* begin *

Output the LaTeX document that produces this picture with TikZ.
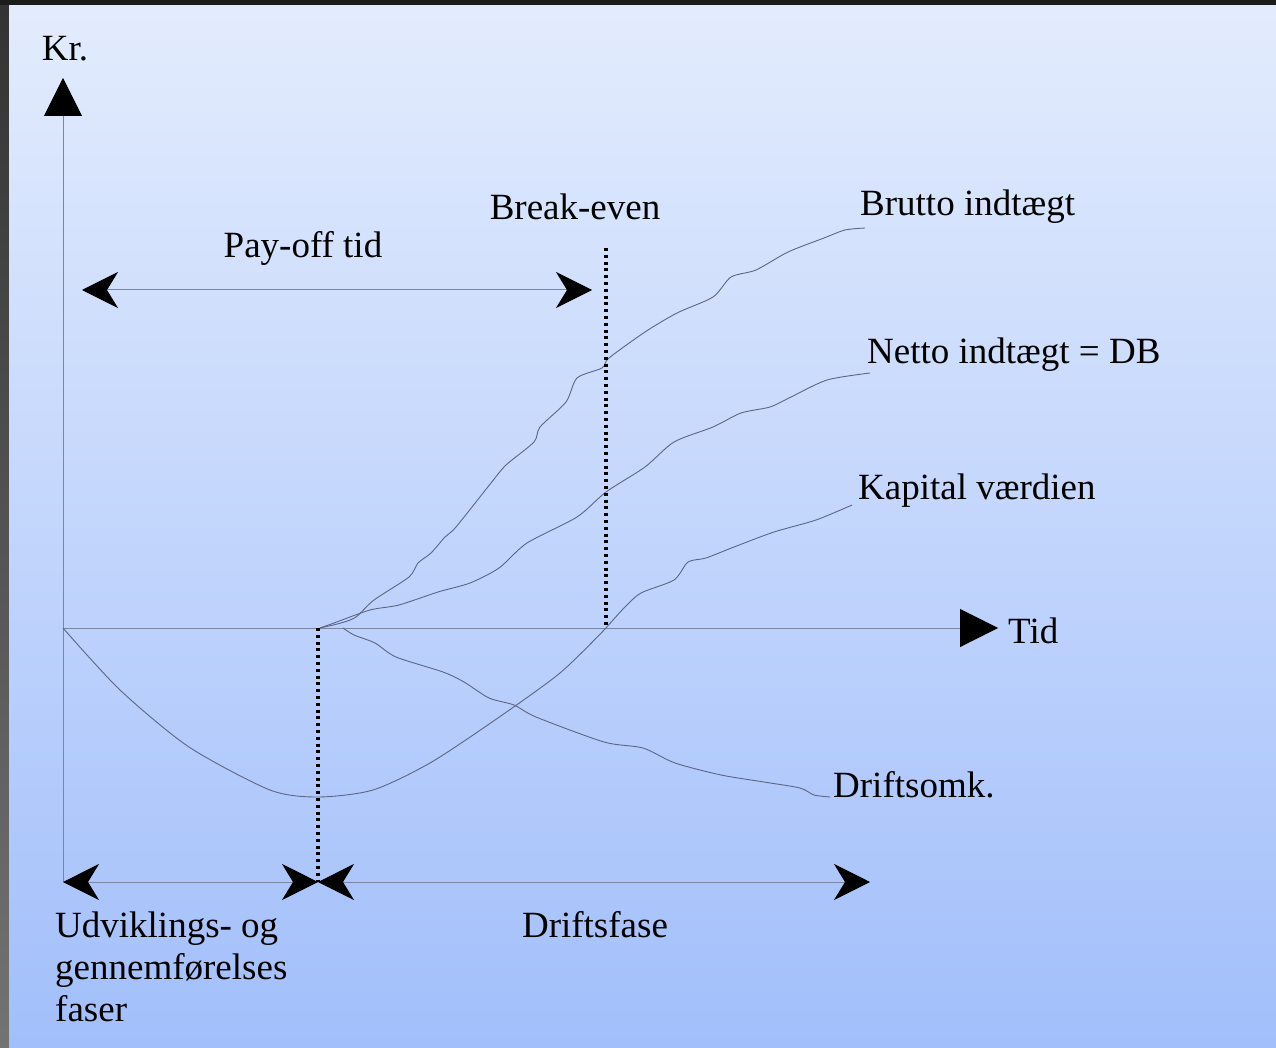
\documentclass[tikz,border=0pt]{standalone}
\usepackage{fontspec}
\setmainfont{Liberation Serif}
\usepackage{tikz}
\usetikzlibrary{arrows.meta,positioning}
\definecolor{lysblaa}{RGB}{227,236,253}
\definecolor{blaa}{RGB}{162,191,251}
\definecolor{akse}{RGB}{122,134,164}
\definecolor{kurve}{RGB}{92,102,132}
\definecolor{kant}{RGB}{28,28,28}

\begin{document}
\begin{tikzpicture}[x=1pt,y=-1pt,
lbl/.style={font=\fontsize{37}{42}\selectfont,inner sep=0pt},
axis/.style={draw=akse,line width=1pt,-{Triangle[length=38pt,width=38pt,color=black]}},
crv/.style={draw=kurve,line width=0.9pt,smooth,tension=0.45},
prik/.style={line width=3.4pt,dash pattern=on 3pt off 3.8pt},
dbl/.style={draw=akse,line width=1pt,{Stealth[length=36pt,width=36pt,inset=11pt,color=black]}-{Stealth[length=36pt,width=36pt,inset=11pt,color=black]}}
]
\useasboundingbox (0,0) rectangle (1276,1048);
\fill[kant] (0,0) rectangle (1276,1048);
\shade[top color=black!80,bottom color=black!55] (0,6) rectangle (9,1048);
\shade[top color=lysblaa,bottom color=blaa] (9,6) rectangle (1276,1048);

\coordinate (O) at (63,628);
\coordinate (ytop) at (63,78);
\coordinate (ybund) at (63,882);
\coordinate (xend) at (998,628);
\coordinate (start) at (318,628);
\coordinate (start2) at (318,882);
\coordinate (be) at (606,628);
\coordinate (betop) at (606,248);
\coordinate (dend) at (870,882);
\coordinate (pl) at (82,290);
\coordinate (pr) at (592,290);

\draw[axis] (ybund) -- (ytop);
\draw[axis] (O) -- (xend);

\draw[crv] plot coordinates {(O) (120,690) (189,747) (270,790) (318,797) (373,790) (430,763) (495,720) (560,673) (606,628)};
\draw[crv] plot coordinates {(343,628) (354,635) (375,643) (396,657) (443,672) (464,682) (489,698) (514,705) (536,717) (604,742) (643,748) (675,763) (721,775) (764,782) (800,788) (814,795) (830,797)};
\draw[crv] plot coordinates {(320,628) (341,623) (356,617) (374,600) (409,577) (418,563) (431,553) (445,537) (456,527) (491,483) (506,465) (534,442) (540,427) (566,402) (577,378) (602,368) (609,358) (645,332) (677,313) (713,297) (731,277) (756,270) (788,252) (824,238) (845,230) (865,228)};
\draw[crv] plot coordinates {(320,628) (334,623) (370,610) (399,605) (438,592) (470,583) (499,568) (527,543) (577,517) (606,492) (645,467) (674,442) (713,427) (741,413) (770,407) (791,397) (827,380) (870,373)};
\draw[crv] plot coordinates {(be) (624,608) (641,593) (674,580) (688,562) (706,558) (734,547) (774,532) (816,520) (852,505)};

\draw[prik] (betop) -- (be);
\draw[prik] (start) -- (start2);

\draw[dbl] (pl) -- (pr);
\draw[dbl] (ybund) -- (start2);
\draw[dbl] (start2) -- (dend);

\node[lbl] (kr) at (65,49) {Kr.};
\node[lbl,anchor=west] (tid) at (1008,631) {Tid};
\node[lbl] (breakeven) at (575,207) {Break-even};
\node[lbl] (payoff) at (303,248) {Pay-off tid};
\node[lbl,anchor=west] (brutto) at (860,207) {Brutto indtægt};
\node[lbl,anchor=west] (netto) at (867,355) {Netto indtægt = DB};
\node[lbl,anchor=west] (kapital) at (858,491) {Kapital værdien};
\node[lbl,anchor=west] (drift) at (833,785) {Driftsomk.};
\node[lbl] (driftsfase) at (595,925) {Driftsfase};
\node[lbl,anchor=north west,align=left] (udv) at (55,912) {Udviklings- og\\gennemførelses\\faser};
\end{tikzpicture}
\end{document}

* end *

**PROBLEM DESCRIPTION:**
Restate the data above word for word. Do not include the images.

**SOLUTION TO THIS PROBLEM:**
Output the LaTeX document that produces this picture with TikZ.
\documentclass[tikz,border=0pt]{standalone}
\usepackage{fontspec}
\setmainfont{Liberation Serif}
\usepackage{tikz}
\usetikzlibrary{arrows.meta,positioning}
\definecolor{lysblaa}{RGB}{227,236,253}
\definecolor{blaa}{RGB}{162,191,251}
\definecolor{akse}{RGB}{122,134,164}
\definecolor{kurve}{RGB}{92,102,132}
\definecolor{kant}{RGB}{28,28,28}

\begin{document}
\begin{tikzpicture}[x=1pt,y=-1pt,
lbl/.style={font=\fontsize{37}{42}\selectfont,inner sep=0pt},
axis/.style={draw=akse,line width=1pt,-{Triangle[length=38pt,width=38pt,color=black]}},
crv/.style={draw=kurve,line width=0.9pt,smooth,tension=0.45},
prik/.style={line width=3.4pt,dash pattern=on 3pt off 3.8pt},
dbl/.style={draw=akse,line width=1pt,{Stealth[length=36pt,width=36pt,inset=11pt,color=black]}-{Stealth[length=36pt,width=36pt,inset=11pt,color=black]}}
]
\useasboundingbox (0,0) rectangle (1276,1048);
\fill[kant] (0,0) rectangle (1276,1048);
\shade[top color=black!80,bottom color=black!55] (0,6) rectangle (9,1048);
\shade[top color=lysblaa,bottom color=blaa] (9,6) rectangle (1276,1048);

\coordinate (O) at (63,628);
\coordinate (ytop) at (63,78);
\coordinate (ybund) at (63,882);
\coordinate (xend) at (998,628);
\coordinate (start) at (318,628);
\coordinate (start2) at (318,882);
\coordinate (be) at (606,628);
\coordinate (betop) at (606,248);
\coordinate (dend) at (870,882);
\coordinate (pl) at (82,290);
\coordinate (pr) at (592,290);

\draw[axis] (ybund) -- (ytop);
\draw[axis] (O) -- (xend);

\draw[crv] plot coordinates {(O) (120,690) (189,747) (270,790) (318,797) (373,790) (430,763) (495,720) (560,673) (606,628)};
\draw[crv] plot coordinates {(343,628) (354,635) (375,643) (396,657) (443,672) (464,682) (489,698) (514,705) (536,717) (604,742) (643,748) (675,763) (721,775) (764,782) (800,788) (814,795) (830,797)};
\draw[crv] plot coordinates {(320,628) (341,623) (356,617) (374,600) (409,577) (418,563) (431,553) (445,537) (456,527) (491,483) (506,465) (534,442) (540,427) (566,402) (577,378) (602,368) (609,358) (645,332) (677,313) (713,297) (731,277) (756,270) (788,252) (824,238) (845,230) (865,228)};
\draw[crv] plot coordinates {(320,628) (334,623) (370,610) (399,605) (438,592) (470,583) (499,568) (527,543) (577,517) (606,492) (645,467) (674,442) (713,427) (741,413) (770,407) (791,397) (827,380) (870,373)};
\draw[crv] plot coordinates {(be) (624,608) (641,593) (674,580) (688,562) (706,558) (734,547) (774,532) (816,520) (852,505)};

\draw[prik] (betop) -- (be);
\draw[prik] (start) -- (start2);

\draw[dbl] (pl) -- (pr);
\draw[dbl] (ybund) -- (start2);
\draw[dbl] (start2) -- (dend);

\node[lbl] (kr) at (65,49) {Kr.};
\node[lbl,anchor=west] (tid) at (1008,631) {Tid};
\node[lbl] (breakeven) at (575,207) {Break-even};
\node[lbl] (payoff) at (303,248) {Pay-off tid};
\node[lbl,anchor=west] (brutto) at (860,207) {Brutto indtægt};
\node[lbl,anchor=west] (netto) at (867,355) {Netto indtægt = DB};
\node[lbl,anchor=west] (kapital) at (858,491) {Kapital værdien};
\node[lbl,anchor=west] (drift) at (833,785) {Driftsomk.};
\node[lbl] (driftsfase) at (595,925) {Driftsfase};
\node[lbl,anchor=north west,align=left] (udv) at (55,912) {Udviklings- og\\gennemførelses\\faser};
\end{tikzpicture}
\end{document}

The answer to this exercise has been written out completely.